ENTRIES SHOWN:

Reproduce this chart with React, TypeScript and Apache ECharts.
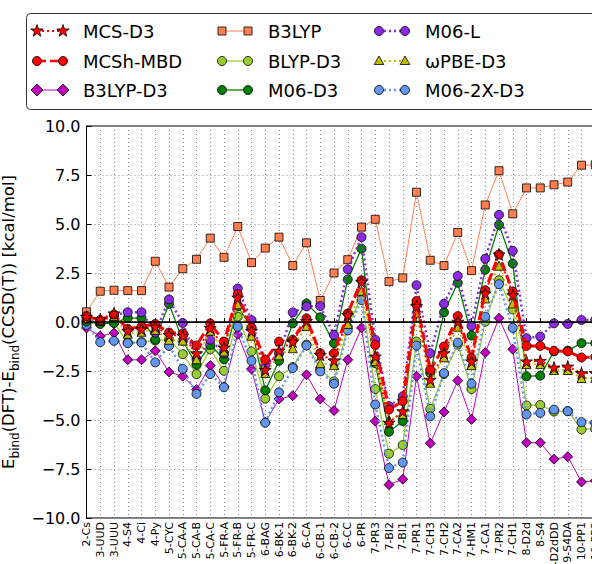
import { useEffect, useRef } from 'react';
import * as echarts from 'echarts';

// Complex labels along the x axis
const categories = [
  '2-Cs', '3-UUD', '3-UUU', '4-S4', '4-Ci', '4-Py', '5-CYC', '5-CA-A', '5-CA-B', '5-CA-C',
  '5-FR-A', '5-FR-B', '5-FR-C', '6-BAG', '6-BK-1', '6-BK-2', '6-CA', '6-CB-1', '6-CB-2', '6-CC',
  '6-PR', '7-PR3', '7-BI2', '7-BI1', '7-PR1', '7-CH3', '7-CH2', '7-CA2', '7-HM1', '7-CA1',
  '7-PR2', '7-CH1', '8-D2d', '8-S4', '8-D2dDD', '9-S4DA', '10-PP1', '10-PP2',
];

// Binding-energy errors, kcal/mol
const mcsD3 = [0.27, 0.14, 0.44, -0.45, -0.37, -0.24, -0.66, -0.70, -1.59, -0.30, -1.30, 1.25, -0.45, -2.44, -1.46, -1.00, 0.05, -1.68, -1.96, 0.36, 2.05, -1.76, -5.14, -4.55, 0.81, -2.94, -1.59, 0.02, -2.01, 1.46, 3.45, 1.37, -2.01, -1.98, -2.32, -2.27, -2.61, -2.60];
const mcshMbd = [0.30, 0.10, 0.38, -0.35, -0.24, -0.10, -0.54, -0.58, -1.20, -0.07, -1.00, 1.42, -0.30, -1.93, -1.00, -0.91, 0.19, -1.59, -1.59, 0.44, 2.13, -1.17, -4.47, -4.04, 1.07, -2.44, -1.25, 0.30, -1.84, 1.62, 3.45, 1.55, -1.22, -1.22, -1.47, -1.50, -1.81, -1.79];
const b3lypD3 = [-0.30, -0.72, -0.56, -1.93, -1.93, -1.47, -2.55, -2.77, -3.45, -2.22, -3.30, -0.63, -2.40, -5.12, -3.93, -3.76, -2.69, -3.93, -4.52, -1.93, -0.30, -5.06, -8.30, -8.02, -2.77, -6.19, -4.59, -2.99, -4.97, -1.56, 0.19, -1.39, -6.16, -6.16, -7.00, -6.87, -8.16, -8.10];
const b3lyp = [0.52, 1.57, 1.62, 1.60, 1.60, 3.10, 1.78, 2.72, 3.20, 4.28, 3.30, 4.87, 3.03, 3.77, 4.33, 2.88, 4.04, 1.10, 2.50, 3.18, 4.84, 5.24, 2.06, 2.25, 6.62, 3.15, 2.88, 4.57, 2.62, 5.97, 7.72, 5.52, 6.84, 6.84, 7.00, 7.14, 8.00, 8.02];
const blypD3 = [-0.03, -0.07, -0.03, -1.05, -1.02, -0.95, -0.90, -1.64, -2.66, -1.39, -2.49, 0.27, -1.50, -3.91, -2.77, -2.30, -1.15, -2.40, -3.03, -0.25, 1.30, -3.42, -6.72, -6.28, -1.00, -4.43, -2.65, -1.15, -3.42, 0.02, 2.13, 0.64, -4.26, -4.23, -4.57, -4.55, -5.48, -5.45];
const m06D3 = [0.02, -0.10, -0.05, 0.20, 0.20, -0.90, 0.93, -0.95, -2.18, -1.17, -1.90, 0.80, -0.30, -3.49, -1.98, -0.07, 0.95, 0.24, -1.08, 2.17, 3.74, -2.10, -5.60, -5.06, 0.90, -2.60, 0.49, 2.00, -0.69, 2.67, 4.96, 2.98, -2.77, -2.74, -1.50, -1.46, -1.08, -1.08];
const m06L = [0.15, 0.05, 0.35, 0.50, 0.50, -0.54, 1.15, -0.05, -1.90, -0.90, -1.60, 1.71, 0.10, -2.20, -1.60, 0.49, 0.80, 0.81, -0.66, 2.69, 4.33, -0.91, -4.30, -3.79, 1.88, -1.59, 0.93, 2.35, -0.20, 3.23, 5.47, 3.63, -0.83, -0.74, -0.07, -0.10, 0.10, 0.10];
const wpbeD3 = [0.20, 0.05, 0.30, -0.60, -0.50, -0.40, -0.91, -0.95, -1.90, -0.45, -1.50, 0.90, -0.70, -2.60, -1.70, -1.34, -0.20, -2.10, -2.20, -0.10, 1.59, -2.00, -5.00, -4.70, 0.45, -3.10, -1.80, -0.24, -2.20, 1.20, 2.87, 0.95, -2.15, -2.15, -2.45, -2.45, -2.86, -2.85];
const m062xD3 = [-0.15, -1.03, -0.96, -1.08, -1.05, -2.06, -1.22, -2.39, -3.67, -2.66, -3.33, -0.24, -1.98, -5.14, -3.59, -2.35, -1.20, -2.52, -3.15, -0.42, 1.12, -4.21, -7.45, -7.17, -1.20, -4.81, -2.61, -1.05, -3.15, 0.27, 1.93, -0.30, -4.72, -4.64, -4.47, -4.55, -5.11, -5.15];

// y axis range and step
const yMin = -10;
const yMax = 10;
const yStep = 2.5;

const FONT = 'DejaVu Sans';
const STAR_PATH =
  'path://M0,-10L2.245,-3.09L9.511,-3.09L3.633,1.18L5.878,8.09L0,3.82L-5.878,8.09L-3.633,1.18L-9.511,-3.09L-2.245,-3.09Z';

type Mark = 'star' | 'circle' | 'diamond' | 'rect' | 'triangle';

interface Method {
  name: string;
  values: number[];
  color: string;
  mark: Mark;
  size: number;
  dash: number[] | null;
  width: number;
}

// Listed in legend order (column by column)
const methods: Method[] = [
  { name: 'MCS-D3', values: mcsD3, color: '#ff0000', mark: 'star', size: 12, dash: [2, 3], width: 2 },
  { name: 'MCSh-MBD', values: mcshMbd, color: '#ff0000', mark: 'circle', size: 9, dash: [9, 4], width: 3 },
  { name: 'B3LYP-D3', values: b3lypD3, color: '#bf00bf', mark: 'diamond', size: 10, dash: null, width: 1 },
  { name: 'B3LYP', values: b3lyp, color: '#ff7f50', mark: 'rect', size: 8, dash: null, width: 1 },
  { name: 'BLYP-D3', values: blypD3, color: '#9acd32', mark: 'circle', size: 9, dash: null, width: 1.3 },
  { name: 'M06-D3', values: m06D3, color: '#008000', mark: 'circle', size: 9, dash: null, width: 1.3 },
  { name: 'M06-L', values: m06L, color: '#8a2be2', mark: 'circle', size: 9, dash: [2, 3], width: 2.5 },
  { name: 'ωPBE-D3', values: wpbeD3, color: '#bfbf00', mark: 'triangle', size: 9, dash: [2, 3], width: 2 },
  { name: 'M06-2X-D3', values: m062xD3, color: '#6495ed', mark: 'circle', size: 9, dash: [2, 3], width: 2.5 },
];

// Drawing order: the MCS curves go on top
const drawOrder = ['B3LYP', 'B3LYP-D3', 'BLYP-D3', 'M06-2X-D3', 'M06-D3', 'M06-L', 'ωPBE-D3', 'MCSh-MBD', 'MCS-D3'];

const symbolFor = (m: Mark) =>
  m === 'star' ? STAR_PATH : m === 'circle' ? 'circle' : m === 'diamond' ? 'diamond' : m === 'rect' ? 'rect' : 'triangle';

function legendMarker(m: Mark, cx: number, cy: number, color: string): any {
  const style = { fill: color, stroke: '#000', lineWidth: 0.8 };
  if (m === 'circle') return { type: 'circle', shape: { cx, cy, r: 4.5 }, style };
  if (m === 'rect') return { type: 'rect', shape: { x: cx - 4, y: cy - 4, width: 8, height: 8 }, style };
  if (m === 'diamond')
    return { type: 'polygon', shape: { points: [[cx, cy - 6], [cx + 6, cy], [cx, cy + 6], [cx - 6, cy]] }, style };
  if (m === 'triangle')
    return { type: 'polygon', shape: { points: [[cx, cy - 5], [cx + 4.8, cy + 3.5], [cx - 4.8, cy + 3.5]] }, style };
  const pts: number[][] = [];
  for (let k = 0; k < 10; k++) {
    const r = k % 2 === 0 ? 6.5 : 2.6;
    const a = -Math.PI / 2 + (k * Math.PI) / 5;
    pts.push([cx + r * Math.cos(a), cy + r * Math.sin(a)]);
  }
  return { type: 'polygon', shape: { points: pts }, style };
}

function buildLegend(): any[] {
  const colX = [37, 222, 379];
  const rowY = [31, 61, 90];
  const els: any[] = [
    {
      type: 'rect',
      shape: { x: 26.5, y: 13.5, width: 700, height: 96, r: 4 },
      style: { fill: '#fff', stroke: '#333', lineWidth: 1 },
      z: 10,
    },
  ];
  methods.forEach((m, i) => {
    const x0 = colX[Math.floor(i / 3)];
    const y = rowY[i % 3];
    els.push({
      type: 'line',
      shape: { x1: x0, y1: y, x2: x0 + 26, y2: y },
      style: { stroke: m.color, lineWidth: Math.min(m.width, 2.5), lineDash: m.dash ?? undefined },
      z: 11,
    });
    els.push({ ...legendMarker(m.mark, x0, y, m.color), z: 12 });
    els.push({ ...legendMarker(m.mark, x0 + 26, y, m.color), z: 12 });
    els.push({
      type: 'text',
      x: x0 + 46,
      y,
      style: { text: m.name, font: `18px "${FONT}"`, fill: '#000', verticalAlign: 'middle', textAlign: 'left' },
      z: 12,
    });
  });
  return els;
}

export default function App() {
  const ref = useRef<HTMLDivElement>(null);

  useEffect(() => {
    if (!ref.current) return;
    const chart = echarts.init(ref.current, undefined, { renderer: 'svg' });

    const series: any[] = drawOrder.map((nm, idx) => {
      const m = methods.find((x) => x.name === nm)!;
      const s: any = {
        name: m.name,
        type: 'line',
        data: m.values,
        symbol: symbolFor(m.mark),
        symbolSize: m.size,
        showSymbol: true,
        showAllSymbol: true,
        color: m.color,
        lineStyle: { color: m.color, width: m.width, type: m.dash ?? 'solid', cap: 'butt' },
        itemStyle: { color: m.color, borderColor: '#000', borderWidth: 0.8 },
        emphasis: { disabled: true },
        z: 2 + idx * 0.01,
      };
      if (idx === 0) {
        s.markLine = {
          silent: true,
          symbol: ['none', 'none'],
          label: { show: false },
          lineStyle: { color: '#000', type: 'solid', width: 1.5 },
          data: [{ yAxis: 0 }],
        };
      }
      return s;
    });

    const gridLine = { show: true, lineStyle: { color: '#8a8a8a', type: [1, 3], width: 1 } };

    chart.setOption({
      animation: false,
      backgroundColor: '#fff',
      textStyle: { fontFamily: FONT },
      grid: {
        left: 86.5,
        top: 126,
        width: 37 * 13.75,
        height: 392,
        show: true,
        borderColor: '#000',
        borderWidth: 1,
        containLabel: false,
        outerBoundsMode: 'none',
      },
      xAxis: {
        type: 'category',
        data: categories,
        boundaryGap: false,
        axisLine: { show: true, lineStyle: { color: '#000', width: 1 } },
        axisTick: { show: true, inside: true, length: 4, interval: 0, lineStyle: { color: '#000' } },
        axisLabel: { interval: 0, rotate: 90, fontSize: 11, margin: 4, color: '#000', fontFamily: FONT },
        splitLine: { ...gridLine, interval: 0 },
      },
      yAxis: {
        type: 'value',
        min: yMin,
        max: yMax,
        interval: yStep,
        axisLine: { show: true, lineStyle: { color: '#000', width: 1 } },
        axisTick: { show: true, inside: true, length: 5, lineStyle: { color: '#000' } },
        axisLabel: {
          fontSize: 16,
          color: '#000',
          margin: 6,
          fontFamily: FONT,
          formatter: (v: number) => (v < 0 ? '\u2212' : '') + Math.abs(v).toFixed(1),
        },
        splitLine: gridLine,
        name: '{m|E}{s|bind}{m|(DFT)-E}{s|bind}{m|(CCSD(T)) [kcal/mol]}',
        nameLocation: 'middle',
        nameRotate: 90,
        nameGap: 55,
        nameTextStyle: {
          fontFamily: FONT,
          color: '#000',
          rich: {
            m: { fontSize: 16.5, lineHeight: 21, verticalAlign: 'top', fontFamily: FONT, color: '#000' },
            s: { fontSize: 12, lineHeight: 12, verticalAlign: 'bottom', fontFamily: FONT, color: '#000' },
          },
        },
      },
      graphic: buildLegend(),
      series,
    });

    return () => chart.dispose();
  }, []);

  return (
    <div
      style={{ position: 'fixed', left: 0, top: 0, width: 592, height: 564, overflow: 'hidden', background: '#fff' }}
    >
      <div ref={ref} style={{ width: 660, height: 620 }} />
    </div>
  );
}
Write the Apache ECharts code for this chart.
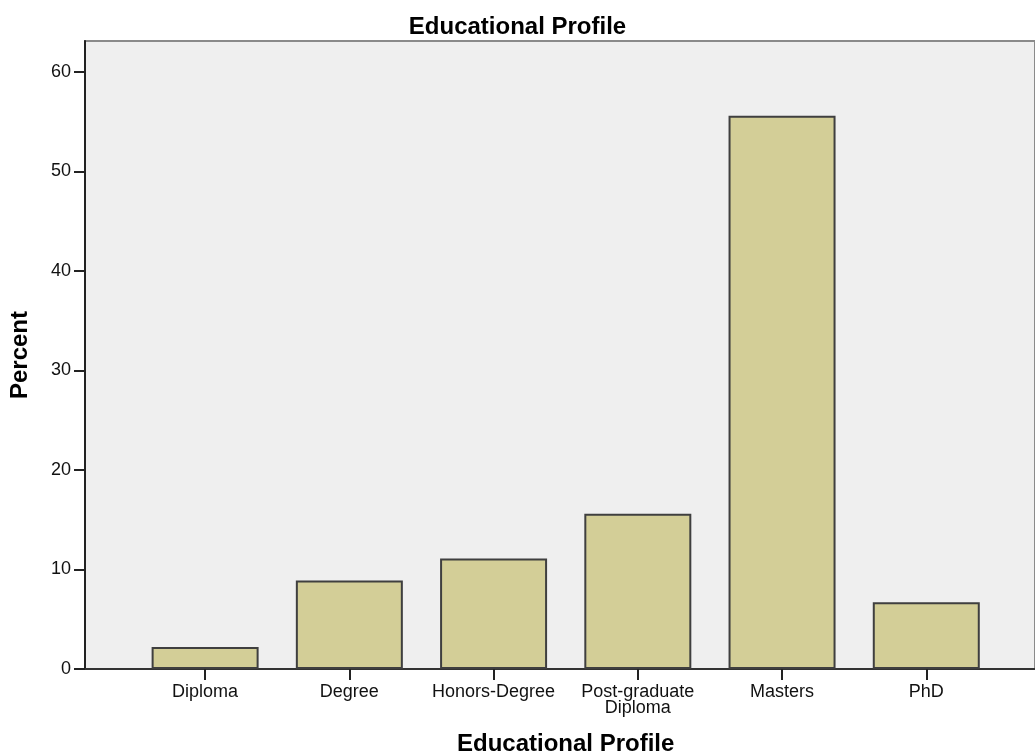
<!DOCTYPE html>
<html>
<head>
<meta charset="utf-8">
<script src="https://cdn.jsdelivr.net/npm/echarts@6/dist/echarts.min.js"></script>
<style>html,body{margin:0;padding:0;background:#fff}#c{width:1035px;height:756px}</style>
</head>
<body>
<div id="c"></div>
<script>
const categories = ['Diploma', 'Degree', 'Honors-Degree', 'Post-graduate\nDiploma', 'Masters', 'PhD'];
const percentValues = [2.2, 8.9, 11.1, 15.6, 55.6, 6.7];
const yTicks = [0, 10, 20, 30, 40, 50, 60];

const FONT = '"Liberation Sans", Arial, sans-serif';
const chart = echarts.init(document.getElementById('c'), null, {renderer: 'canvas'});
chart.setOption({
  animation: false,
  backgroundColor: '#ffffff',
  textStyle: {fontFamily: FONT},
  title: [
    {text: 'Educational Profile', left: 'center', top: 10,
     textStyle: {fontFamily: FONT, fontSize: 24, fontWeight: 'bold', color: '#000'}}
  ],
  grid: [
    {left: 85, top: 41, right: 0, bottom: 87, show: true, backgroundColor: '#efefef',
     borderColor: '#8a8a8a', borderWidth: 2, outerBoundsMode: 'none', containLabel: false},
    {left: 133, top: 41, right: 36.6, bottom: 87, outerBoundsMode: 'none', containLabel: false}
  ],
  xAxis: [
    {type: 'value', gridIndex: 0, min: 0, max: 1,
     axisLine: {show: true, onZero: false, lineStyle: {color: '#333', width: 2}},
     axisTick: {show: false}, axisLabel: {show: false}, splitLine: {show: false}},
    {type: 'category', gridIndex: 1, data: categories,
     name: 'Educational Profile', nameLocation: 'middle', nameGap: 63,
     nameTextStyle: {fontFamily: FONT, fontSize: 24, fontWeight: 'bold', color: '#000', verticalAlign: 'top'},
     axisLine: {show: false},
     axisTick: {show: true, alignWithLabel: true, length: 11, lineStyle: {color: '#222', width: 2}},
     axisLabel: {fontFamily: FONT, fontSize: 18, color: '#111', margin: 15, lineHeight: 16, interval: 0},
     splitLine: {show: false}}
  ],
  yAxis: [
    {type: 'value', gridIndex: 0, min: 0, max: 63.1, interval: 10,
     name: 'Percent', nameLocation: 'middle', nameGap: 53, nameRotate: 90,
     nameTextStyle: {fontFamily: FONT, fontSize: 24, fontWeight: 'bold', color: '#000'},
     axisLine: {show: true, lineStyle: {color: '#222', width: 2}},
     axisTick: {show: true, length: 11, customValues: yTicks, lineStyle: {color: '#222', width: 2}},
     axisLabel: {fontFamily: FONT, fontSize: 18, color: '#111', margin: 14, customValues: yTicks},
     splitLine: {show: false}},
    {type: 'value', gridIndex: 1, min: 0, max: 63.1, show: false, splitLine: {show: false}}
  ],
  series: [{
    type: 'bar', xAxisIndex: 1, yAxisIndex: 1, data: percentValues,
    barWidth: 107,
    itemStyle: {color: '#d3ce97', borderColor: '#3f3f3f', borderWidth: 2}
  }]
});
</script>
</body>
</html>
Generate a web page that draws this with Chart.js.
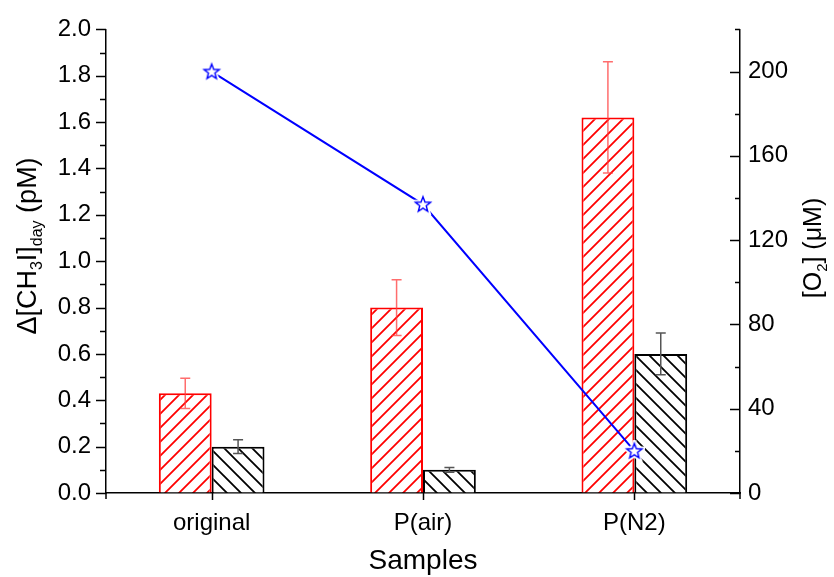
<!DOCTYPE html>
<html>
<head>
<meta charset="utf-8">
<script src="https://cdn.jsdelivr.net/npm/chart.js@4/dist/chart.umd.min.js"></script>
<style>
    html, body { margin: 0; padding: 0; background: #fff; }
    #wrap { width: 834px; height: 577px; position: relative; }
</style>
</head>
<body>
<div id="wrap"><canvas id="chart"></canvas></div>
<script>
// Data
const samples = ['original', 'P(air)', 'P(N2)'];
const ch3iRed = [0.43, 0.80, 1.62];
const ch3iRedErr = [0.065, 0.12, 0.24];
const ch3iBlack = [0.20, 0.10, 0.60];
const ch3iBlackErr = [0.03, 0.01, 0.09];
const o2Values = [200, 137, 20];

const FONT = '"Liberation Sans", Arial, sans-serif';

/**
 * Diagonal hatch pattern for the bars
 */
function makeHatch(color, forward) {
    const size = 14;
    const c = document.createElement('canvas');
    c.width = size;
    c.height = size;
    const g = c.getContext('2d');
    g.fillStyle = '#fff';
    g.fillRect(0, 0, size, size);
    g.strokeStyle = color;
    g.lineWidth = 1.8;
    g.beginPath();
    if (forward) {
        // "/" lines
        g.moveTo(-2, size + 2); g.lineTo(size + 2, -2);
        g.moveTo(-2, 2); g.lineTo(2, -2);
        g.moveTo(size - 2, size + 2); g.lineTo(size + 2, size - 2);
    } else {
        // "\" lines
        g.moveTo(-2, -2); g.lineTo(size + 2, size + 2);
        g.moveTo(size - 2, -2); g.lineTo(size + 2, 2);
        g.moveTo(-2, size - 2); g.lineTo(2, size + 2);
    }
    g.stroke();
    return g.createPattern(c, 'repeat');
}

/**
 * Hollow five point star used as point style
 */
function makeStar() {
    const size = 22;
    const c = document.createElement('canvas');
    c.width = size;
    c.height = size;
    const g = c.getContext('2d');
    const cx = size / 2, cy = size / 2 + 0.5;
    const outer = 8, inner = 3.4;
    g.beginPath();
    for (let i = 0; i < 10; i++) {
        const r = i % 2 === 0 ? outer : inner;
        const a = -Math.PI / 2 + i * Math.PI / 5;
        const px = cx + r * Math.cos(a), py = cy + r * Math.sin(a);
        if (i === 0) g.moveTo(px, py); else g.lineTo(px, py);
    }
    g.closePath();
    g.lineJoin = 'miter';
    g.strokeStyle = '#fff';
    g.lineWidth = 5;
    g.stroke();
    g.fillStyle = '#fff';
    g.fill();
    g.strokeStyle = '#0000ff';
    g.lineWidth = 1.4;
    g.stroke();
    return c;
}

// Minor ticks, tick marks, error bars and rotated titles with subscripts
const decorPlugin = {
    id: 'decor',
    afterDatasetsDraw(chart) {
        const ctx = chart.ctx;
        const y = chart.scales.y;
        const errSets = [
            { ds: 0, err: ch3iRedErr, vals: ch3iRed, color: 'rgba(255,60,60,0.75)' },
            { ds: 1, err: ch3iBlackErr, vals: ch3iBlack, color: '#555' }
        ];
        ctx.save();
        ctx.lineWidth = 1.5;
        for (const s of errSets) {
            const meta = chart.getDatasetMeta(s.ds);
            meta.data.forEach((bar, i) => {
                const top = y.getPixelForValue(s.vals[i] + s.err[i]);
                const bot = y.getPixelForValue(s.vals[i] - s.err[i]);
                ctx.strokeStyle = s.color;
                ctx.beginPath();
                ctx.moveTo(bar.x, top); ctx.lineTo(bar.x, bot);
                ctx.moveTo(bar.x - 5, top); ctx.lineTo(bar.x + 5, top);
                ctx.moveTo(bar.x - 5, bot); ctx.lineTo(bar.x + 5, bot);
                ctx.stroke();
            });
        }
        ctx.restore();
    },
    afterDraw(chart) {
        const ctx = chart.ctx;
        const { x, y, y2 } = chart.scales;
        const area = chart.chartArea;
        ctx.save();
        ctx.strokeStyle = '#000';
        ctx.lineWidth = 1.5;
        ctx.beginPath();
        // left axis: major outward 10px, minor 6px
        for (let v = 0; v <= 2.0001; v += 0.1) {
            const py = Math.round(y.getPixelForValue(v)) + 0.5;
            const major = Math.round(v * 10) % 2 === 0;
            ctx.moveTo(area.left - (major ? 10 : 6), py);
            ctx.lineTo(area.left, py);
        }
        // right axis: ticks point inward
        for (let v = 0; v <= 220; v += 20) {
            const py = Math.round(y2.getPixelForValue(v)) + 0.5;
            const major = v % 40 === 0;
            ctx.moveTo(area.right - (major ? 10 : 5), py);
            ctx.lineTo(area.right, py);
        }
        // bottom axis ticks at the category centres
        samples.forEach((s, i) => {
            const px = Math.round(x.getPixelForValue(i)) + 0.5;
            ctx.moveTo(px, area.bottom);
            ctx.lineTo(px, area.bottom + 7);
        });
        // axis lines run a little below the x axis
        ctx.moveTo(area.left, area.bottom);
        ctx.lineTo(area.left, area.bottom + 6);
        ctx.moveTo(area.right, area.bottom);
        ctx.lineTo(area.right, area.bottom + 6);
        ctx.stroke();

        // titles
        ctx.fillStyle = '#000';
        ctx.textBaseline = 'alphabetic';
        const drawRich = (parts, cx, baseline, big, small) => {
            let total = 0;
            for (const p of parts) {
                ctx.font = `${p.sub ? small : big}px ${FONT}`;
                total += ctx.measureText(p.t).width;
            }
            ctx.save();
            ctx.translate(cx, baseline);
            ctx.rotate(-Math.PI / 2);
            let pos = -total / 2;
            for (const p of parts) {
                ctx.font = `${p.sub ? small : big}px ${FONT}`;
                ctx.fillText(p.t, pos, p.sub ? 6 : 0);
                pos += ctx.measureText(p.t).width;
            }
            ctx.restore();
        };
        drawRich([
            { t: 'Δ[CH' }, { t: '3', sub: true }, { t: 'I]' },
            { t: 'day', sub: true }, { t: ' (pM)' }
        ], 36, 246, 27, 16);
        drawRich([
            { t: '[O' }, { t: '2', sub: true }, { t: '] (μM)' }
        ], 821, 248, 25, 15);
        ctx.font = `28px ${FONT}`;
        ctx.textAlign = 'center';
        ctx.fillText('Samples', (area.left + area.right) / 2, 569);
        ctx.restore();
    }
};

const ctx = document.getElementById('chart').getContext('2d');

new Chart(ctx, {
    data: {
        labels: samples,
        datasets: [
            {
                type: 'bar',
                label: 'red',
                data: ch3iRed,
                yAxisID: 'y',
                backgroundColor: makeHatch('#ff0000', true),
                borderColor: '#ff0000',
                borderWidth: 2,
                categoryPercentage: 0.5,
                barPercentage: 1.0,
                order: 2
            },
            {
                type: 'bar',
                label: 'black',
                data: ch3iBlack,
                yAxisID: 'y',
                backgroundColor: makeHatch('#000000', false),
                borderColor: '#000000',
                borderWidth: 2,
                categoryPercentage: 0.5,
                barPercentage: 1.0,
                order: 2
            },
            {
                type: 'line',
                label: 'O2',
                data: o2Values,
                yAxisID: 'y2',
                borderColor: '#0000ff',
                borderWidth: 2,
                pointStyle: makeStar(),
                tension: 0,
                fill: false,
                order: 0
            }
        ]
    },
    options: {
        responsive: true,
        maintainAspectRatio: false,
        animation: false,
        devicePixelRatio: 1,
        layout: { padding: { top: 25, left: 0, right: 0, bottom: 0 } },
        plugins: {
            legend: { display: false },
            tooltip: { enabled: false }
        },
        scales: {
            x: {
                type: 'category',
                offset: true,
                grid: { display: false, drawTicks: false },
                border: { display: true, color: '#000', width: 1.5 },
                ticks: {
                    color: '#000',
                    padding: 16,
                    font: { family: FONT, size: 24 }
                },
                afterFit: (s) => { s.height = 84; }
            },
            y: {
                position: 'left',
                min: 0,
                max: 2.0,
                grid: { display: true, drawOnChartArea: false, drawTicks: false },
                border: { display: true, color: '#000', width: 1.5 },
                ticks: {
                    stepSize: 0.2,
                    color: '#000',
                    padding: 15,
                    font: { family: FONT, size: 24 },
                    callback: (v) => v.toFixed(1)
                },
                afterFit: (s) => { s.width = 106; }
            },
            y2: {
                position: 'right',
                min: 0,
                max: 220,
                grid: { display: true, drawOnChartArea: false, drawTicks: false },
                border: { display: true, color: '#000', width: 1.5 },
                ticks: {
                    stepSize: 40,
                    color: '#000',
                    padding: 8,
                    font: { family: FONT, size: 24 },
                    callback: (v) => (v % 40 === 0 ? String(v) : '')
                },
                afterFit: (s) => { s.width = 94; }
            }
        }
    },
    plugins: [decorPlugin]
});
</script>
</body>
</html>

STATED EXERCISE: Retype exactly the lines from the one with "Write the Apache ECharts code for this chart." through the one with "const yTicks = [0, 10, 20, 30, 40, 50, 60];", both included, and nothing else; leave out the pictures.

TASK RESULT:
Write the Apache ECharts code for this chart.
<!DOCTYPE html>
<html>
<head>
<meta charset="utf-8">
<script src="https://cdn.jsdelivr.net/npm/echarts@6/dist/echarts.min.js"></script>
<style>html,body{margin:0;padding:0;background:#fff}#c{width:1035px;height:756px}</style>
</head>
<body>
<div id="c"></div>
<script>
const categories = ['Diploma', 'Degree', 'Honors-Degree', 'Post-graduate\nDiploma', 'Masters', 'PhD'];
const percentValues = [2.2, 8.9, 11.1, 15.6, 55.6, 6.7];
const yTicks = [0, 10, 20, 30, 40, 50, 60];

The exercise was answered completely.